Friday, June 09, 2006

Joe Simon's Nashville Funk!

Joe Simon - Moon Walk (Pts. 1 & 2)



As I stated in an earlier post, Joe Simon's initial contribution to soul music was as a master of country soul with hits such as "The Chokin' Kind" and "(You Keep Me) Hangin' On" for the Sound Stage 7 label. Simon made some stylistic shifts upon signing to Spring in 1971, adding Philly soul ("Power of Love," "Drowning in the Sea of Love") and disco ("Get Down, Get Down (Get on the Floor)") to the menu. Simon's soul legend is mainly based on the bookends of his country soul and disco successes, but some interesting records were made in between.

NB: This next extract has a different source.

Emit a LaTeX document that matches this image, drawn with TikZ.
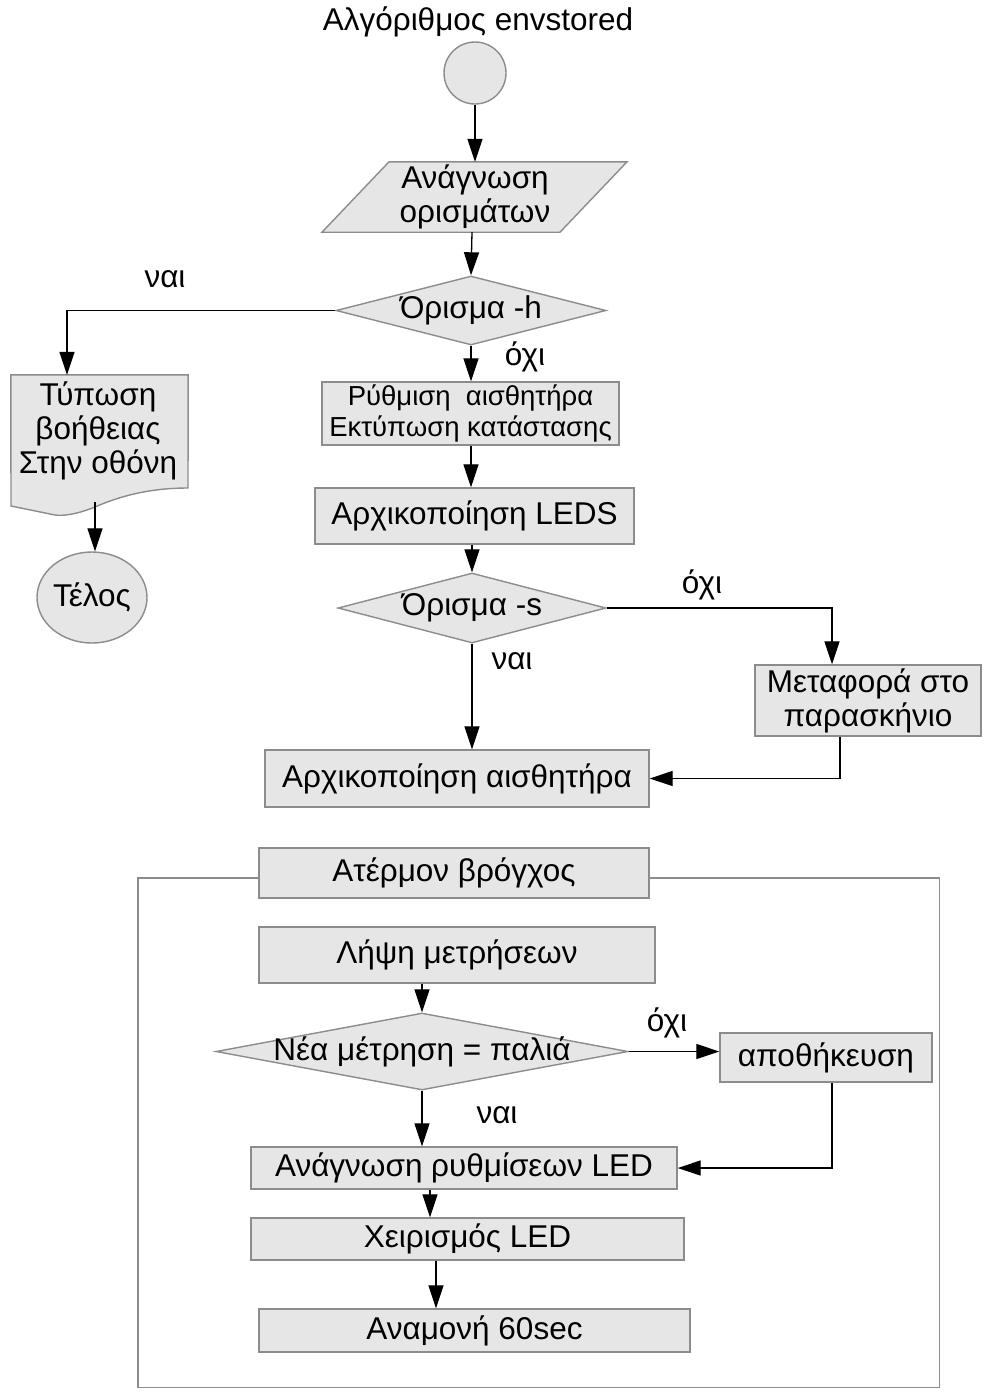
\documentclass[tikz,border=0pt]{standalone}
\usepackage{fontspec}
\setmainfont{Liberation Sans}
\usetikzlibrary{arrows.meta,shapes.geometric}
\definecolor{shapefill}{HTML}{E6E6E6}
\definecolor{shapeline}{HTML}{8C8C8C}
\tikzset{
  shp/.style={draw=shapeline, fill=shapefill, line width=1.4pt},
  box/.style={shp, rectangle, inner sep=0pt, align=center},
  txt/.style={inner sep=0pt, align=center},
  dec/.style={shp, diamond, inner sep=0pt},
  flow/.style={draw=black, line width=1.3pt, -{Triangle[length=23pt,width=15pt]}},
  lbl/.style={inner sep=0pt},
}
\begin{document}
\begin{tikzpicture}[x=1pt,y=-1pt, font=\fontsize{31.5}{34}\selectfont]
\useasboundingbox (0,0) rectangle (985,1393);

% title and start
\node[txt] (title) at (478,22) {Αλγόριθμος envstored};
\node[shp, circle, minimum size=62pt, inner sep=0pt] (start) at (475,73) {};

% read arguments (input parallelogram)
\node[txt, minimum width=170pt, minimum height=70pt] (read) at (474,197) {};
\draw[shp] ([xshift=-85pt]read.north) -- ([xshift=153pt]read.north)
  -- ([xshift=86pt]read.south) -- ([xshift=-152pt]read.south) -- cycle;
\node[txt] at (475,197) {Ανάγνωση\\ορισμάτων};

% option -h
\node[dec, minimum width=270pt, minimum height=69pt, label={center:Όρισμα -h}] (opth) at (471,310.5) {};

% help printout (document shape)
\node[txt, minimum width=177pt, minimum height=133pt] (help) at (99.5,441.5) {};
\draw[shp] (help.north west) -- (help.north east) -- (188,488)
  .. controls (150,488) and (120,496) .. (95,507)
  .. controls (75,515) and (62,516) .. (55,515)
  -- (11,506) -- cycle;
\node[txt] at (98,431) {Τύπωση\\βοήθειας\\Στην οθόνη};

\node[shp, ellipse, minimum width=108pt, minimum height=91pt, inner sep=0pt] (end) at (92,597.5) {Τέλος};

% main sequence
\node[box, minimum width=297pt, minimum height=63pt, font=\fontsize{27.5}{31}\selectfont] (setup) at (470.5,413.5) {Ρύθμιση\ \ αισθητήρα\\Εκτύπωση κατάστασης};
\node[box, minimum width=319pt, minimum height=56pt] (leds) at (474.5,516) {Αρχικοποίηση LEDS};
\node[dec, minimum width=268pt, minimum height=70pt, label={center:Όρισμα -s}] (opts) at (472,608) {};
\node[box, minimum width=226pt, minimum height=71pt] (bg) at (868,700.5) {Μεταφορά στο\\παρασκήνιο};
\node[box, minimum width=384pt, minimum height=57pt] (sensor) at (457,778.5) {Αρχικοποίηση αισθητήρα};

% infinite loop frame
\node[txt, minimum width=801pt, minimum height=509pt] (frame) at (538.5,1132.5) {};
\draw[shp, fill=none] (frame.north west) rectangle (frame.south east);
\node[box, minimum width=390pt, minimum height=50pt] (loop) at (454,873) {Ατέρμον βρόγχος};

\node[box, minimum width=396pt, minimum height=56pt] (meas) at (457,955) {Λήψη μετρήσεων};
\node[dec, minimum width=412pt, minimum height=77pt, label={center:Νέα μέτρηση = παλιά}] (same) at (422,1051.5) {};
\node[box, minimum width=212pt, minimum height=49pt] (store) at (826,1057.5) {αποθήκευση};
\node[box, minimum width=426pt, minimum height=42pt] (rdled) at (464,1168) {Ανάγνωση ρυθμίσεων LED};
\node[box, minimum width=433pt, minimum height=42pt] (ctl) at (467.5,1239) {Χειρισμός LED};
\node[box, minimum width=431pt, minimum height=43pt] (wait) at (474.5,1330.5) {Αναμονή 60sec};

% connectors
\draw[flow] (start.south) -- (start.south |- read.north);
\draw[flow] ([xshift=-2pt]read.south) -- (opth.north);
\draw[flow] (opth.west) -| (help.north -| 67,0);
\draw[flow] (opth.south) -- (opth.south |- setup.north);
\draw[flow] (help.south -| 95,0) ++(0,-6) -- (end.north -| 95,0);
\draw[flow] (setup.south -| opth.south) -- (leds.north -| opth.south);
\draw[flow] (leds.south -| opts.north) -- (opts.north);
\draw[flow] (opts.east) -| (bg.north -| 832,0);
\draw[flow] (opts.south) -- (opts.south |- sensor.north);
\draw[flow] (bg.south -| 840,0) |- (sensor.east);
\draw[flow] (meas.south -| same.north) -- (same.north);
\draw[flow] (same.east) -- (store.west |- same.east);
\draw[flow] (same.south) -- (same.south |- rdled.north);
\draw[flow] (store.south -| 832,0) |- (rdled.east);
\draw[flow] (rdled.south -| 430,0) -- (ctl.north -| 430,0);
\draw[flow] (ctl.south -| 436,0) -- (wait.north -| 436,0);

% branch labels
\node[lbl] at (165,279) {ναι};
\node[lbl] at (525,357) {όχι};
\node[lbl] at (702,585) {όχι};
\node[lbl] at (512,661) {ναι};
\node[lbl] at (667,1023) {όχι};
\node[lbl] at (497,1115) {ναι};
\end{tikzpicture}
\end{document}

The 1970 hit "Moon Walk" was a piece of off-center funk with a decidedly country flavor (check out the slide guitar that appears late in the recording). The "moon walk" Simon's talking about is not the dance that would become Michael Jackson's signature (the precedent to MJ's dance would be the Camel Walk, a '60s dance referred to - and masterfully performed by - James Brown in "There Was a Time") but rather something that emulated Neil Armstrong's historic (and at the time, recent) "giant leap for mankind." To my knowledge, the dance never really took off, but the great groove and Simon's vocals gave the song the push it needed to be a hit. The groove proved to be good enough for former James Brown bandleader Alfred "Pee Wee" Ellis to revisit for an instrumental version a few years later, also released on Sound Stage 7.